Dataset entries

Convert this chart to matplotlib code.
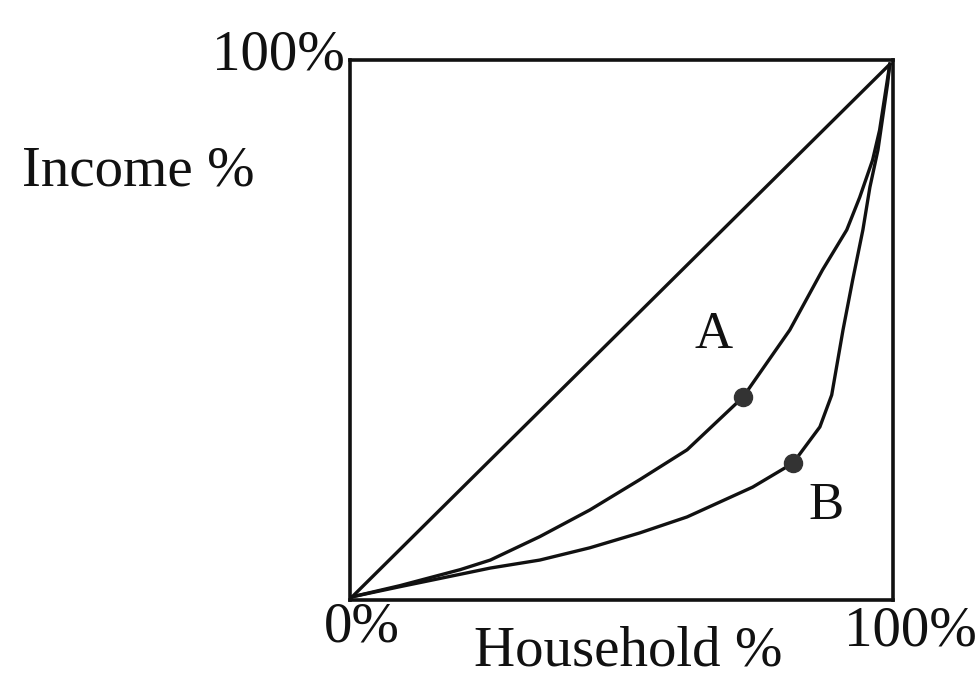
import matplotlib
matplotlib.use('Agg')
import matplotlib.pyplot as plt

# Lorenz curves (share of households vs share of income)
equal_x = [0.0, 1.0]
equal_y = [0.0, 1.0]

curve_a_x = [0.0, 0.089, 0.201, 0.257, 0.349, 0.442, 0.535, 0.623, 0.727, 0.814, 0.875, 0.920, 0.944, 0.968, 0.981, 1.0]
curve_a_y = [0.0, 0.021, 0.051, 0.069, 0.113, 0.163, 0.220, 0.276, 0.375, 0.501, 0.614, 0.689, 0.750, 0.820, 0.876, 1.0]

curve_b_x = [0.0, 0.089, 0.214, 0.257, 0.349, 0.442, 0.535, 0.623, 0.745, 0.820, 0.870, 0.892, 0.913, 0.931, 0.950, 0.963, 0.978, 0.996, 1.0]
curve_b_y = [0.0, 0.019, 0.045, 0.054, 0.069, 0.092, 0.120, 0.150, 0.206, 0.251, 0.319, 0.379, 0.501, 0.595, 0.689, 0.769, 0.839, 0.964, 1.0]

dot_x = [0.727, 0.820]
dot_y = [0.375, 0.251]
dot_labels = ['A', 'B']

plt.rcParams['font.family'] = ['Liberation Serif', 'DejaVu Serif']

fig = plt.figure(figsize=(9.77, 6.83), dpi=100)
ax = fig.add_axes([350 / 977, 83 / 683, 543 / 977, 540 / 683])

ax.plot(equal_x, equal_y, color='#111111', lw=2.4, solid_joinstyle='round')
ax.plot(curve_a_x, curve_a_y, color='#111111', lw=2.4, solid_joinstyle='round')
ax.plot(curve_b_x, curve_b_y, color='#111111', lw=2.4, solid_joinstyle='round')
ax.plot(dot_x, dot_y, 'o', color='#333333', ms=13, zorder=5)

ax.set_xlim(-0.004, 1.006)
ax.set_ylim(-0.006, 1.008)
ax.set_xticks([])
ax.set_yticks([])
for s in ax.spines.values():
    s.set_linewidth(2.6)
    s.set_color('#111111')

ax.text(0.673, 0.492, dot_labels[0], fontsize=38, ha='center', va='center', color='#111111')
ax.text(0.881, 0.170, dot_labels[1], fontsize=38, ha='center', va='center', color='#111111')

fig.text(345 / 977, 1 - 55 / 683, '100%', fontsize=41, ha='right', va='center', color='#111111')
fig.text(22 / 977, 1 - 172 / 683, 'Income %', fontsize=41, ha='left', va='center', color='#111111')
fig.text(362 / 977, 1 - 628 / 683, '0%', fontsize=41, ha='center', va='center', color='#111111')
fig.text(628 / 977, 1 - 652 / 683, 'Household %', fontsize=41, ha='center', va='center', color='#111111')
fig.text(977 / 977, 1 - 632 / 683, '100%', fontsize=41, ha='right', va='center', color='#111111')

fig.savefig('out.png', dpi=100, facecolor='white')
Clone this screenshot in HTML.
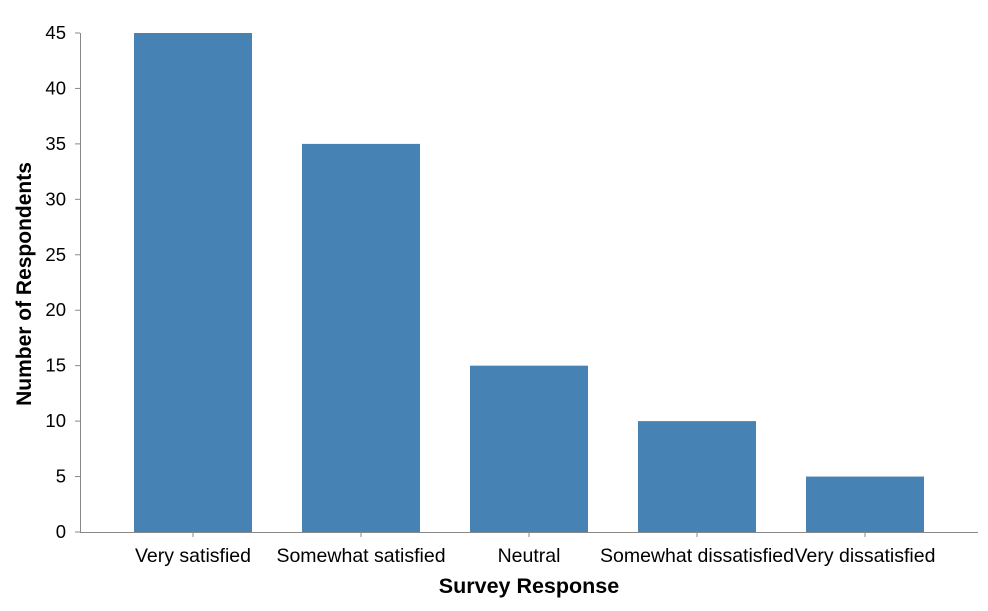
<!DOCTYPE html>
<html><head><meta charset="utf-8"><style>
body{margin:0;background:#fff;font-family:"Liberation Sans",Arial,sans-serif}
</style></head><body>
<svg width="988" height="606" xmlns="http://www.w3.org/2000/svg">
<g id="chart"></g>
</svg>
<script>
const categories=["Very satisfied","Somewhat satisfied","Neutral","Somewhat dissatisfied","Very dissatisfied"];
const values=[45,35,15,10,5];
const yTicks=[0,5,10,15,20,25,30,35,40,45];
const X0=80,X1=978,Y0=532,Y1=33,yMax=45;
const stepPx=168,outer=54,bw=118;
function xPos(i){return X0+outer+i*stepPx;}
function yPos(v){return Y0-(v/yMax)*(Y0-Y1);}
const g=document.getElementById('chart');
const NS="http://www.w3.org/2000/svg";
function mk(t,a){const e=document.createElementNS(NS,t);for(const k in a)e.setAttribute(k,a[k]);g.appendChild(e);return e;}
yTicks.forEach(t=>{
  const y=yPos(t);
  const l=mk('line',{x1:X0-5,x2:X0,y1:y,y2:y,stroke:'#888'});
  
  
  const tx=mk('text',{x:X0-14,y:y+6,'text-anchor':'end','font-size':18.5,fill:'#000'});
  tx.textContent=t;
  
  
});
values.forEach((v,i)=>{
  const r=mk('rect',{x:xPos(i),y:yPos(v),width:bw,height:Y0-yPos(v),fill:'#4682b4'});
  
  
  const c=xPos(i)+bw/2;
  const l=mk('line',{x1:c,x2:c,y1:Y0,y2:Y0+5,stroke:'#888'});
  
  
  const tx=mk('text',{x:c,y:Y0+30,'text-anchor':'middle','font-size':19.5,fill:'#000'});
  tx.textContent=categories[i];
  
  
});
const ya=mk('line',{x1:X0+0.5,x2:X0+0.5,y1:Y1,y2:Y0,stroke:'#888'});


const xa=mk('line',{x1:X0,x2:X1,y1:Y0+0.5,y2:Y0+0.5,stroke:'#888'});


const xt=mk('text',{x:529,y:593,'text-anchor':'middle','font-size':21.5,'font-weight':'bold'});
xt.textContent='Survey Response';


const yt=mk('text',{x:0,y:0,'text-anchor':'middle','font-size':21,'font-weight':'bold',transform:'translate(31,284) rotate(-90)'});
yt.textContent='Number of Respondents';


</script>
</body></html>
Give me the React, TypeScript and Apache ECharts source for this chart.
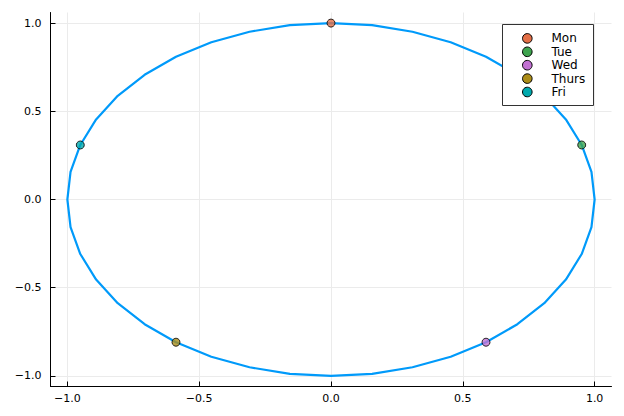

Task objective: Starting at the first line of the entries, restate word for word everything through the line that holds "dot_labels = ['A', 'B']", both ends included, but omit any pictures.

Written response:
Convert this chart to matplotlib code.
import matplotlib
matplotlib.use('Agg')
import matplotlib.pyplot as plt

# Lorenz curves (share of households vs share of income)
equal_x = [0.0, 1.0]
equal_y = [0.0, 1.0]

curve_a_x = [0.0, 0.089, 0.201, 0.257, 0.349, 0.442, 0.535, 0.623, 0.727, 0.814, 0.875, 0.920, 0.944, 0.968, 0.981, 1.0]
curve_a_y = [0.0, 0.021, 0.051, 0.069, 0.113, 0.163, 0.220, 0.276, 0.375, 0.501, 0.614, 0.689, 0.750, 0.820, 0.876, 1.0]

curve_b_x = [0.0, 0.089, 0.214, 0.257, 0.349, 0.442, 0.535, 0.623, 0.745, 0.820, 0.870, 0.892, 0.913, 0.931, 0.950, 0.963, 0.978, 0.996, 1.0]
curve_b_y = [0.0, 0.019, 0.045, 0.054, 0.069, 0.092, 0.120, 0.150, 0.206, 0.251, 0.319, 0.379, 0.501, 0.595, 0.689, 0.769, 0.839, 0.964, 1.0]

dot_x = [0.727, 0.820]
dot_y = [0.375, 0.251]
dot_labels = ['A', 'B']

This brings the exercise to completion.